Give the listing again exactly, omitting its images.
-*-
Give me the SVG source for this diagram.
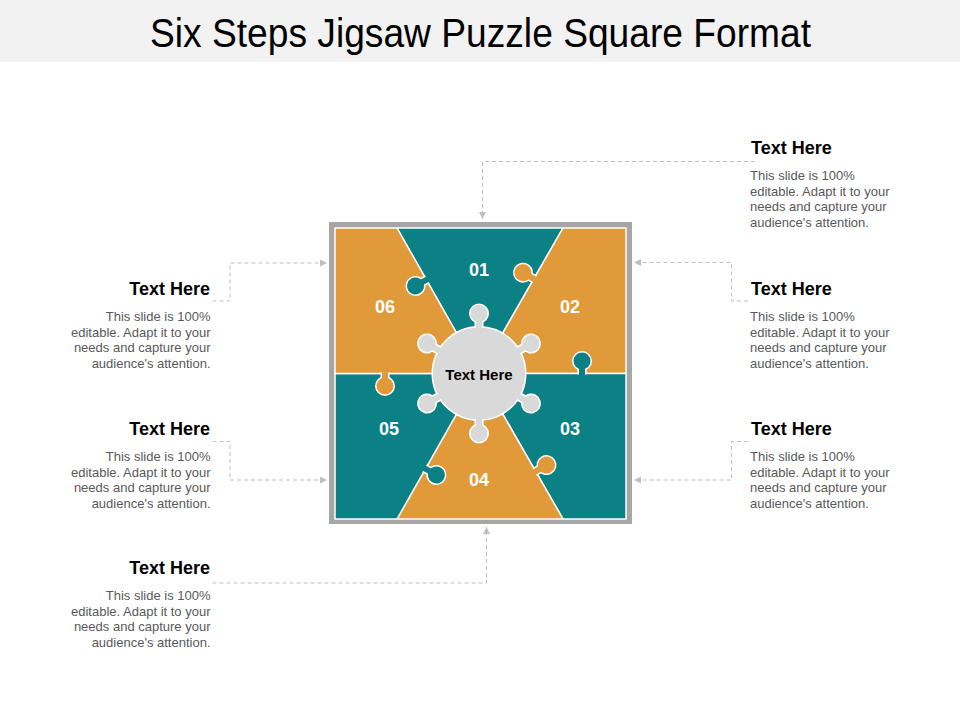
<svg xmlns="http://www.w3.org/2000/svg" xmlns:xlink="http://www.w3.org/1999/xlink" width="960" height="720" viewBox="0 0 960 720">
<style>
.title{font-family:"Liberation Sans",Arial,sans-serif;font-size:40px;fill:#000}
.head{font-family:"Liberation Sans",Arial,sans-serif;font-size:18px;font-weight:bold;fill:#000}
.body{font-family:"Liberation Sans",Arial,sans-serif;font-size:13px;fill:#595959}
.num{font-family:"Liberation Sans",Arial,sans-serif;font-size:18px;font-weight:bold;fill:#fff;text-anchor:middle}
.hubtxt{font-family:"Liberation Sans",Arial,sans-serif;font-size:15px;font-weight:bold;fill:#000;text-anchor:middle}
.orange{fill:#E09A3A;stroke:#fff;stroke-width:1.5;stroke-linejoin:round}
.teal{fill:#0B8185;stroke:#fff;stroke-width:1.5;stroke-linejoin:round}
.conn{fill:none;stroke:#BFBFBF;stroke-width:1;stroke-dasharray:4 3;marker-end:url(#arr)}
.r{text-anchor:end}
</style>
<defs>
<marker id="arr" markerUnits="userSpaceOnUse" markerWidth="8" markerHeight="8" refX="7" refY="3.5" orient="auto">
<path d="M0,0 L7,3.5 L0,7 Z" fill="#BFBFBF"/>
</marker>
<g id="tabS"><rect x="-3" y="-6" width="6" height="5.5"/><circle cx="0" cy="-12.5" r="8.5"/></g>
<g id="tabF"><rect x="-3" y="-6" width="6" height="8"/><circle cx="0" cy="-12.5" r="8.5"/></g>
<g id="knob"><rect x="40" y="-3" width="14" height="6"/><circle cx="60" cy="0" r="8.5"/></g>
<g id="hubShape">
<circle cx="0" cy="0" r="46"/>
<use xlink:href="#knob" transform="rotate(-90)"/>
<use xlink:href="#knob" transform="rotate(-30)"/>
<use xlink:href="#knob" transform="rotate(30)"/>
<use xlink:href="#knob" transform="rotate(90)"/>
<use xlink:href="#knob" transform="rotate(150)"/>
<use xlink:href="#knob" transform="rotate(210)"/>
</g>
</defs>

<rect x="0" y="0" width="960" height="720" fill="#fff"/>
<rect x="0" y="0" width="960" height="62" fill="#F2F2F2"/>
<text class="title" x="150" y="47" textLength="661" lengthAdjust="spacingAndGlyphs">Six Steps Jigsaw Puzzle Square Format</text>

<g id="connectors">
<path class="conn" d="M755,161.5 H482.5 V219"/>
<path class="conn" d="M748,301 H731.5 V262.5 H634"/>
<path class="conn" d="M748,441.5 H731.5 V480 H634"/>
<path class="conn" d="M212.5,301 H230 V263 H327"/>
<path class="conn" d="M212.5,441.5 H230 V480 H327"/>
<path class="conn" d="M212.5,583 H486.5 V527"/>
</g>

<g id="frame"><rect x="332" y="225" width="297" height="296" fill="#fff" stroke="#A6A6A6" stroke-width="6"/></g>

<g id="piece-01"><path class="teal" d="M397,228 L563,228 L479.5,373.5 Z"/><text class="num" x="479" y="275.5">01</text></g>
<g id="piece-02"><path class="orange" d="M563,228 L626,228 L626,373.5 L479.5,373.5 Z"/><text class="num" x="570" y="313">02</text></g>
<g id="piece-03"><path class="teal" d="M479.5,373.5 L626,373.5 L626,519 L563,519 Z"/><text class="num" x="570" y="435">03</text></g>
<g id="piece-04"><path class="orange" d="M479.5,373.5 L563,519 L397,519 Z"/><text class="num" x="479" y="486">04</text></g>
<g id="piece-05"><path class="teal" d="M479.5,373.5 L397,519 L335,519 L335,373.5 Z"/><text class="num" x="389" y="435">05</text></g>
<g id="piece-06"><path class="orange" d="M479.5,373.5 L335,373.5 L335,228 L397,228 Z"/><text class="num" x="385" y="313">06</text></g>

<g id="tabs">
<g transform="translate(426.4,279.8) rotate(-119.6)"><use xlink:href="#tabS" fill="#fff" stroke="#fff" stroke-width="3"/><use xlink:href="#tabF" fill="#0B8185"/></g>
<g transform="translate(533.8,278.9) rotate(-60.15)"><use xlink:href="#tabS" fill="#fff" stroke="#fff" stroke-width="3"/><use xlink:href="#tabF" fill="#E09A3A"/></g>
<g transform="translate(582,373.5)"><use xlink:href="#tabS" fill="#fff" stroke="#fff" stroke-width="3"/><use xlink:href="#tabF" fill="#0B8185"/></g>
<g transform="translate(535.6,471.3) rotate(60.15)"><use xlink:href="#tabS" fill="#fff" stroke="#fff" stroke-width="3"/><use xlink:href="#tabF" fill="#E09A3A"/></g>
<g transform="translate(425.5,468.8) rotate(119.6)"><use xlink:href="#tabS" fill="#fff" stroke="#fff" stroke-width="3"/><use xlink:href="#tabF" fill="#0B8185"/></g>
<g transform="translate(385,373.5) rotate(180)"><use xlink:href="#tabS" fill="#fff" stroke="#fff" stroke-width="3"/><use xlink:href="#tabF" fill="#E09A3A"/></g>
</g>

<g id="hub">
<use xlink:href="#hubShape" transform="translate(479,373.5)" fill="#fff" stroke="#fff" stroke-width="3"/>
<use xlink:href="#hubShape" transform="translate(479,373.5)" fill="#D9D9D9"/>
<text class="hubtxt" x="479" y="379.5">Text Here</text>
</g>

<g id="note-top-right">
<text class="head" x="751" y="153.5">Text Here</text>
<text class="body" x="750" y="180">This slide is 100%</text>
<text class="body" x="750" y="195.5">editable. Adapt it to your</text>
<text class="body" x="750" y="211">needs and capture your</text>
<text class="body" x="750" y="226.5">audience's attention.</text>
</g>
<g id="note-right-upper">
<text class="head" x="751" y="294.5">Text Here</text>
<text class="body" x="750" y="321">This slide is 100%</text>
<text class="body" x="750" y="336.5">editable. Adapt it to your</text>
<text class="body" x="750" y="352">needs and capture your</text>
<text class="body" x="750" y="367.5">audience's attention.</text>
</g>
<g id="note-right-lower">
<text class="head" x="751" y="434.5">Text Here</text>
<text class="body" x="750" y="461">This slide is 100%</text>
<text class="body" x="750" y="476.5">editable. Adapt it to your</text>
<text class="body" x="750" y="492">needs and capture your</text>
<text class="body" x="750" y="507.5">audience's attention.</text>
</g>
<g id="note-left-upper">
<text class="head r" x="210" y="294.5">Text Here</text>
<text class="body r" x="210.5" y="321">This slide is 100%</text>
<text class="body r" x="210.5" y="336.5">editable. Adapt it to your</text>
<text class="body r" x="210.5" y="352">needs and capture your</text>
<text class="body r" x="210.5" y="367.5">audience's attention.</text>
</g>
<g id="note-left-lower">
<text class="head r" x="210" y="434.5">Text Here</text>
<text class="body r" x="210.5" y="461">This slide is 100%</text>
<text class="body r" x="210.5" y="476.5">editable. Adapt it to your</text>
<text class="body r" x="210.5" y="492">needs and capture your</text>
<text class="body r" x="210.5" y="507.5">audience's attention.</text>
</g>
<g id="note-left-bottom">
<text class="head r" x="210" y="573.5">Text Here</text>
<text class="body r" x="210.5" y="600">This slide is 100%</text>
<text class="body r" x="210.5" y="615.5">editable. Adapt it to your</text>
<text class="body r" x="210.5" y="631">needs and capture your</text>
<text class="body r" x="210.5" y="646.5">audience's attention.</text>
</g>
</svg>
-*-
* SOLUTION TO THE PROBLEM
Give me the SVG source for this diagram.
<svg xmlns="http://www.w3.org/2000/svg" xmlns:xlink="http://www.w3.org/1999/xlink" width="960" height="720" viewBox="0 0 960 720">
<style>
.title{font-family:"Liberation Sans",Arial,sans-serif;font-size:40px;fill:#000}
.head{font-family:"Liberation Sans",Arial,sans-serif;font-size:18px;font-weight:bold;fill:#000}
.body{font-family:"Liberation Sans",Arial,sans-serif;font-size:13px;fill:#595959}
.num{font-family:"Liberation Sans",Arial,sans-serif;font-size:18px;font-weight:bold;fill:#fff;text-anchor:middle}
.hubtxt{font-family:"Liberation Sans",Arial,sans-serif;font-size:15px;font-weight:bold;fill:#000;text-anchor:middle}
.orange{fill:#E09A3A;stroke:#fff;stroke-width:1.5;stroke-linejoin:round}
.teal{fill:#0B8185;stroke:#fff;stroke-width:1.5;stroke-linejoin:round}
.conn{fill:none;stroke:#BFBFBF;stroke-width:1;stroke-dasharray:4 3;marker-end:url(#arr)}
.r{text-anchor:end}
</style>
<defs>
<marker id="arr" markerUnits="userSpaceOnUse" markerWidth="8" markerHeight="8" refX="7" refY="3.5" orient="auto">
<path d="M0,0 L7,3.5 L0,7 Z" fill="#BFBFBF"/>
</marker>
<g id="tabS"><rect x="-3" y="-6" width="6" height="5.5"/><circle cx="0" cy="-12.5" r="8.5"/></g>
<g id="tabF"><rect x="-3" y="-6" width="6" height="8"/><circle cx="0" cy="-12.5" r="8.5"/></g>
<g id="knob"><rect x="40" y="-3" width="14" height="6"/><circle cx="60" cy="0" r="8.5"/></g>
<g id="hubShape">
<circle cx="0" cy="0" r="46"/>
<use xlink:href="#knob" transform="rotate(-90)"/>
<use xlink:href="#knob" transform="rotate(-30)"/>
<use xlink:href="#knob" transform="rotate(30)"/>
<use xlink:href="#knob" transform="rotate(90)"/>
<use xlink:href="#knob" transform="rotate(150)"/>
<use xlink:href="#knob" transform="rotate(210)"/>
</g>
</defs>

<rect x="0" y="0" width="960" height="720" fill="#fff"/>
<rect x="0" y="0" width="960" height="62" fill="#F2F2F2"/>
<text class="title" x="150" y="47" textLength="661" lengthAdjust="spacingAndGlyphs">Six Steps Jigsaw Puzzle Square Format</text>

<g id="connectors">
<path class="conn" d="M755,161.5 H482.5 V219"/>
<path class="conn" d="M748,301 H731.5 V262.5 H634"/>
<path class="conn" d="M748,441.5 H731.5 V480 H634"/>
<path class="conn" d="M212.5,301 H230 V263 H327"/>
<path class="conn" d="M212.5,441.5 H230 V480 H327"/>
<path class="conn" d="M212.5,583 H486.5 V527"/>
</g>

<g id="frame"><rect x="332" y="225" width="297" height="296" fill="#fff" stroke="#A6A6A6" stroke-width="6"/></g>

<g id="piece-01"><path class="teal" d="M397,228 L563,228 L479.5,373.5 Z"/><text class="num" x="479" y="275.5">01</text></g>
<g id="piece-02"><path class="orange" d="M563,228 L626,228 L626,373.5 L479.5,373.5 Z"/><text class="num" x="570" y="313">02</text></g>
<g id="piece-03"><path class="teal" d="M479.5,373.5 L626,373.5 L626,519 L563,519 Z"/><text class="num" x="570" y="435">03</text></g>
<g id="piece-04"><path class="orange" d="M479.5,373.5 L563,519 L397,519 Z"/><text class="num" x="479" y="486">04</text></g>
<g id="piece-05"><path class="teal" d="M479.5,373.5 L397,519 L335,519 L335,373.5 Z"/><text class="num" x="389" y="435">05</text></g>
<g id="piece-06"><path class="orange" d="M479.5,373.5 L335,373.5 L335,228 L397,228 Z"/><text class="num" x="385" y="313">06</text></g>

<g id="tabs">
<g transform="translate(426.4,279.8) rotate(-119.6)"><use xlink:href="#tabS" fill="#fff" stroke="#fff" stroke-width="3"/><use xlink:href="#tabF" fill="#0B8185"/></g>
<g transform="translate(533.8,278.9) rotate(-60.15)"><use xlink:href="#tabS" fill="#fff" stroke="#fff" stroke-width="3"/><use xlink:href="#tabF" fill="#E09A3A"/></g>
<g transform="translate(582,373.5)"><use xlink:href="#tabS" fill="#fff" stroke="#fff" stroke-width="3"/><use xlink:href="#tabF" fill="#0B8185"/></g>
<g transform="translate(535.6,471.3) rotate(60.15)"><use xlink:href="#tabS" fill="#fff" stroke="#fff" stroke-width="3"/><use xlink:href="#tabF" fill="#E09A3A"/></g>
<g transform="translate(425.5,468.8) rotate(119.6)"><use xlink:href="#tabS" fill="#fff" stroke="#fff" stroke-width="3"/><use xlink:href="#tabF" fill="#0B8185"/></g>
<g transform="translate(385,373.5) rotate(180)"><use xlink:href="#tabS" fill="#fff" stroke="#fff" stroke-width="3"/><use xlink:href="#tabF" fill="#E09A3A"/></g>
</g>

<g id="hub">
<use xlink:href="#hubShape" transform="translate(479,373.5)" fill="#fff" stroke="#fff" stroke-width="3"/>
<use xlink:href="#hubShape" transform="translate(479,373.5)" fill="#D9D9D9"/>
<text class="hubtxt" x="479" y="379.5">Text Here</text>
</g>

<g id="note-top-right">
<text class="head" x="751" y="153.5">Text Here</text>
<text class="body" x="750" y="180">This slide is 100%</text>
<text class="body" x="750" y="195.5">editable. Adapt it to your</text>
<text class="body" x="750" y="211">needs and capture your</text>
<text class="body" x="750" y="226.5">audience's attention.</text>
</g>
<g id="note-right-upper">
<text class="head" x="751" y="294.5">Text Here</text>
<text class="body" x="750" y="321">This slide is 100%</text>
<text class="body" x="750" y="336.5">editable. Adapt it to your</text>
<text class="body" x="750" y="352">needs and capture your</text>
<text class="body" x="750" y="367.5">audience's attention.</text>
</g>
<g id="note-right-lower">
<text class="head" x="751" y="434.5">Text Here</text>
<text class="body" x="750" y="461">This slide is 100%</text>
<text class="body" x="750" y="476.5">editable. Adapt it to your</text>
<text class="body" x="750" y="492">needs and capture your</text>
<text class="body" x="750" y="507.5">audience's attention.</text>
</g>
<g id="note-left-upper">
<text class="head r" x="210" y="294.5">Text Here</text>
<text class="body r" x="210.5" y="321">This slide is 100%</text>
<text class="body r" x="210.5" y="336.5">editable. Adapt it to your</text>
<text class="body r" x="210.5" y="352">needs and capture your</text>
<text class="body r" x="210.5" y="367.5">audience's attention.</text>
</g>
<g id="note-left-lower">
<text class="head r" x="210" y="434.5">Text Here</text>
<text class="body r" x="210.5" y="461">This slide is 100%</text>
<text class="body r" x="210.5" y="476.5">editable. Adapt it to your</text>
<text class="body r" x="210.5" y="492">needs and capture your</text>
<text class="body r" x="210.5" y="507.5">audience's attention.</text>
</g>
<g id="note-left-bottom">
<text class="head r" x="210" y="573.5">Text Here</text>
<text class="body r" x="210.5" y="600">This slide is 100%</text>
<text class="body r" x="210.5" y="615.5">editable. Adapt it to your</text>
<text class="body r" x="210.5" y="631">needs and capture your</text>
<text class="body r" x="210.5" y="646.5">audience's attention.</text>
</g>
</svg>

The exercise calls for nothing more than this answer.